- TASK PROMPT
Reproduce each line from the records that holds "this".
Start of SUPPLIED INFORMATION
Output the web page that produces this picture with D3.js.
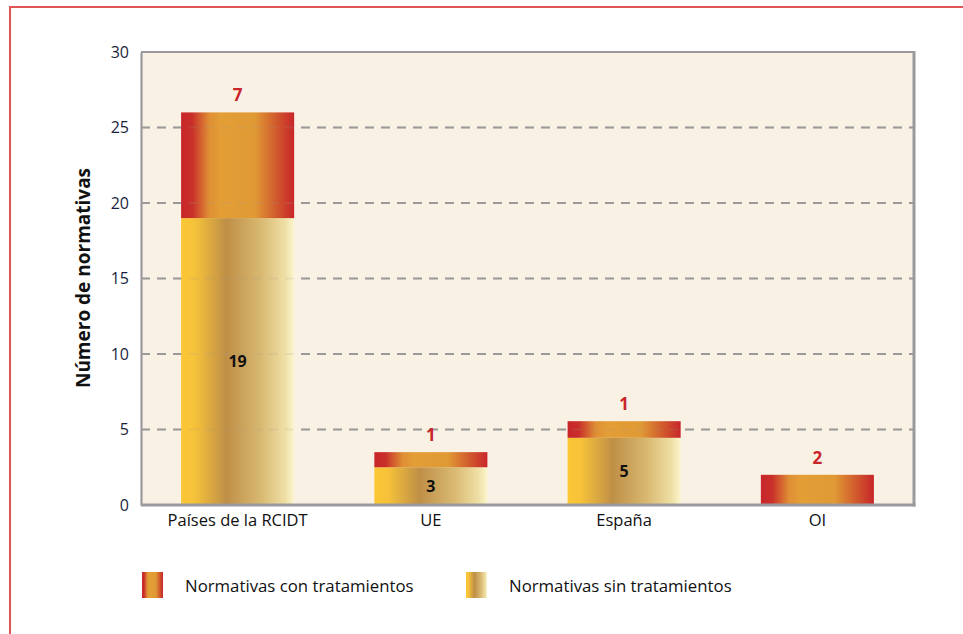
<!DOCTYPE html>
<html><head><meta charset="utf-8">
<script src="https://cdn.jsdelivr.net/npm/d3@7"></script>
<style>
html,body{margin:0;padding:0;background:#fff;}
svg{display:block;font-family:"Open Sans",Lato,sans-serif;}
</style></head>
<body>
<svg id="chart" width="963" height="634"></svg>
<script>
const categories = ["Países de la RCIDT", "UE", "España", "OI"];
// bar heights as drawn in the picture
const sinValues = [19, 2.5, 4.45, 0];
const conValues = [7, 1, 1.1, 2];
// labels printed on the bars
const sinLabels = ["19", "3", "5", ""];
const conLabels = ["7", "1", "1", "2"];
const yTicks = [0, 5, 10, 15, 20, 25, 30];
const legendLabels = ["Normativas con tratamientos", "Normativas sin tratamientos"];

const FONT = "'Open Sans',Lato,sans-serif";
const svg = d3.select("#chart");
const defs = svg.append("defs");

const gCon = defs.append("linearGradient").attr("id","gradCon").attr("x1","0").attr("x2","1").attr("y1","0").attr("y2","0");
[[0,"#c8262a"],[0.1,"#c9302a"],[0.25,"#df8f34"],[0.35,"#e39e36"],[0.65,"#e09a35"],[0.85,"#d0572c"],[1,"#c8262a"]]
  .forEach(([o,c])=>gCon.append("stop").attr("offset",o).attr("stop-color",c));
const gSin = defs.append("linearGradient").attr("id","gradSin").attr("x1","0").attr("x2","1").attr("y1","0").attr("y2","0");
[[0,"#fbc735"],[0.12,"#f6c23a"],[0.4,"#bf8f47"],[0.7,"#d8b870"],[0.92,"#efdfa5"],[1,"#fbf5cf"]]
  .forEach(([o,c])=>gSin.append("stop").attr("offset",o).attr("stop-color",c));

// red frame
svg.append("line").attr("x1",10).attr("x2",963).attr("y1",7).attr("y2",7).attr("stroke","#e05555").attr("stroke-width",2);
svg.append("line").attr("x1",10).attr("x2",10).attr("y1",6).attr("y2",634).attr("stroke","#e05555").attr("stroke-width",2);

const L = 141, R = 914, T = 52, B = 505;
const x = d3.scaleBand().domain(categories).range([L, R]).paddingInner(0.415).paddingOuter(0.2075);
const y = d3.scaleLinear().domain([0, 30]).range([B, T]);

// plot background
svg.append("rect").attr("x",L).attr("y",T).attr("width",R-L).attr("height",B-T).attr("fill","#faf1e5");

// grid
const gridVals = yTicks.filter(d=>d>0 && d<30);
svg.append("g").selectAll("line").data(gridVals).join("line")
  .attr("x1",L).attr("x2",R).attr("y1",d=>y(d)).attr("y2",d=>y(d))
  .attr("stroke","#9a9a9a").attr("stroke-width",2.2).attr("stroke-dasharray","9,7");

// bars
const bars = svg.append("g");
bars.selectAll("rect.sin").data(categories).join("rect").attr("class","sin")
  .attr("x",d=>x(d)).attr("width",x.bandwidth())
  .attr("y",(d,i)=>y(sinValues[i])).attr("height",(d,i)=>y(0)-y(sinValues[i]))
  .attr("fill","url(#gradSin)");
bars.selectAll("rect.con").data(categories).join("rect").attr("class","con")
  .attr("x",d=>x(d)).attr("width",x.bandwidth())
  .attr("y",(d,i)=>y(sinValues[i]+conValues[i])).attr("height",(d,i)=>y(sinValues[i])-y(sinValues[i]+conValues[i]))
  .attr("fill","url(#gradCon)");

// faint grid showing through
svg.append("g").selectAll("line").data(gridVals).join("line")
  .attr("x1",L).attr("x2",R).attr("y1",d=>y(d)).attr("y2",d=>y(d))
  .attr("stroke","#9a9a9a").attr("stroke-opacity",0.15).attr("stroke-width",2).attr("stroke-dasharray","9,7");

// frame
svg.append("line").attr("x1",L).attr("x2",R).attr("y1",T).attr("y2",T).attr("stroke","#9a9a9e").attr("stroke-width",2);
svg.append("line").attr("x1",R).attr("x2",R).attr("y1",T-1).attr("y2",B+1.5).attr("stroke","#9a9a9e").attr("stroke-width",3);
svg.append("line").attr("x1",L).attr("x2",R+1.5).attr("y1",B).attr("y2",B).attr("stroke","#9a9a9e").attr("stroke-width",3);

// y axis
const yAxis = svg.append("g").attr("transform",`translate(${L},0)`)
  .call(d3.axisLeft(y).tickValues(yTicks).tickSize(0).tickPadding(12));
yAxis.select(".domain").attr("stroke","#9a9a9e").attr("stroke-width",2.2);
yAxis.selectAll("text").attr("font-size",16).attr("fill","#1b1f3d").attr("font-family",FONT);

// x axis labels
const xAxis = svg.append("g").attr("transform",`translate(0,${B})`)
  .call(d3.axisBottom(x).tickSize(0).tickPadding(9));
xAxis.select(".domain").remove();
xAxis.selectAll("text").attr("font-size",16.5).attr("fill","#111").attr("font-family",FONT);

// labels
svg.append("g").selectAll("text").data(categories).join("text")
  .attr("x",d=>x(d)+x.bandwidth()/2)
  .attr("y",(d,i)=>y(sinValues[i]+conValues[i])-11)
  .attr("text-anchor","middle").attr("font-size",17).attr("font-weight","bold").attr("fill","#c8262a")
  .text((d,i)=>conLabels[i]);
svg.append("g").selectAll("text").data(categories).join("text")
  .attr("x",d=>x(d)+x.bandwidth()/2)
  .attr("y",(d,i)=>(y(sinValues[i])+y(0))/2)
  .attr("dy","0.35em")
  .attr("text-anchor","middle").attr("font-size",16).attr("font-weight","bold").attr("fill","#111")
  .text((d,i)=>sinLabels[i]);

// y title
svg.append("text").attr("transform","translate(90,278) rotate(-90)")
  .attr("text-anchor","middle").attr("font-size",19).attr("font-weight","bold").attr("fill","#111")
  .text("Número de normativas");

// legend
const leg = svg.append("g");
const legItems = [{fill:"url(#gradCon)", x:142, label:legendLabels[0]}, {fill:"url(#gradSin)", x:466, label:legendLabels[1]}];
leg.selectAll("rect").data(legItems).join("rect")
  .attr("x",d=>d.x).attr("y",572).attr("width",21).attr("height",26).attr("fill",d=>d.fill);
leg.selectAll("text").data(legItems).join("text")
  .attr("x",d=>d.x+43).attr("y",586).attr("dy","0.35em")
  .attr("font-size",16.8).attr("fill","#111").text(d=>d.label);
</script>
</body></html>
End of SUPPLIED INFORMATION
Start of SUPPLIED INFORMATION
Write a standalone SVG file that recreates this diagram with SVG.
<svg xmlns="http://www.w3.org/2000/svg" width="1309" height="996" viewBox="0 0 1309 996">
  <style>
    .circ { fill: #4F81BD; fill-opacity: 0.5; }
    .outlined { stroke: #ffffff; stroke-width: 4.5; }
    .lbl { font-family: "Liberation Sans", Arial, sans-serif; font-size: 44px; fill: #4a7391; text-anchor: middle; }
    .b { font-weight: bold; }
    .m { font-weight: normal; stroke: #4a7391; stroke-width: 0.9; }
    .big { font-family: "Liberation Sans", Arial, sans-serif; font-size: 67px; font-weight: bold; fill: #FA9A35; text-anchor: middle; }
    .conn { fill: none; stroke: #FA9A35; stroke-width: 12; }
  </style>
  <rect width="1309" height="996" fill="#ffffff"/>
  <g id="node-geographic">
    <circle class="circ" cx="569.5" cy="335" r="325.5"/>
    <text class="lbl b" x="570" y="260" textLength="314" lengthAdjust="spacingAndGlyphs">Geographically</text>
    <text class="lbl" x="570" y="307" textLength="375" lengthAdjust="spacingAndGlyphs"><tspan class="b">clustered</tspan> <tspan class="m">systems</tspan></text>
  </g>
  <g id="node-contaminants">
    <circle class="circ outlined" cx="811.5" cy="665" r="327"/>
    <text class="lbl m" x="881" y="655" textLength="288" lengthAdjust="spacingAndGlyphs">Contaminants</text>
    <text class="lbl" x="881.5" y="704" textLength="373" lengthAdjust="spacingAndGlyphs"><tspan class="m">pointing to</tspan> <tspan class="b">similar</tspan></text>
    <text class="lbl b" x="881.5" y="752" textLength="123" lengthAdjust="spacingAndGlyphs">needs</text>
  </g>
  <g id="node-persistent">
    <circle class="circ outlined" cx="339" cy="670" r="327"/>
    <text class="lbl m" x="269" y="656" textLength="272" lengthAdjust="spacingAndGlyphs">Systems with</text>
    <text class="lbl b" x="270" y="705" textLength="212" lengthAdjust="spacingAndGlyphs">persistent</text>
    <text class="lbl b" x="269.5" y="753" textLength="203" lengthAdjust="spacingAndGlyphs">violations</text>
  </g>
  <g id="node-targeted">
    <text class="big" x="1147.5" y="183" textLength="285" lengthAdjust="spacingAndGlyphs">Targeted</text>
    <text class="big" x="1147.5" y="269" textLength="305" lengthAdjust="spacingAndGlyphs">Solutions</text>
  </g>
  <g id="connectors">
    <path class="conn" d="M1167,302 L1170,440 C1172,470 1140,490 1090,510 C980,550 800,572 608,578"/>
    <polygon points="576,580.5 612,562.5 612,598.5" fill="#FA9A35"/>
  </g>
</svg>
End of SUPPLIED INFORMATION
- TASK ANSWER
Output the web page that produces this picture with D3.js.
Write a standalone SVG file that recreates this diagram with SVG.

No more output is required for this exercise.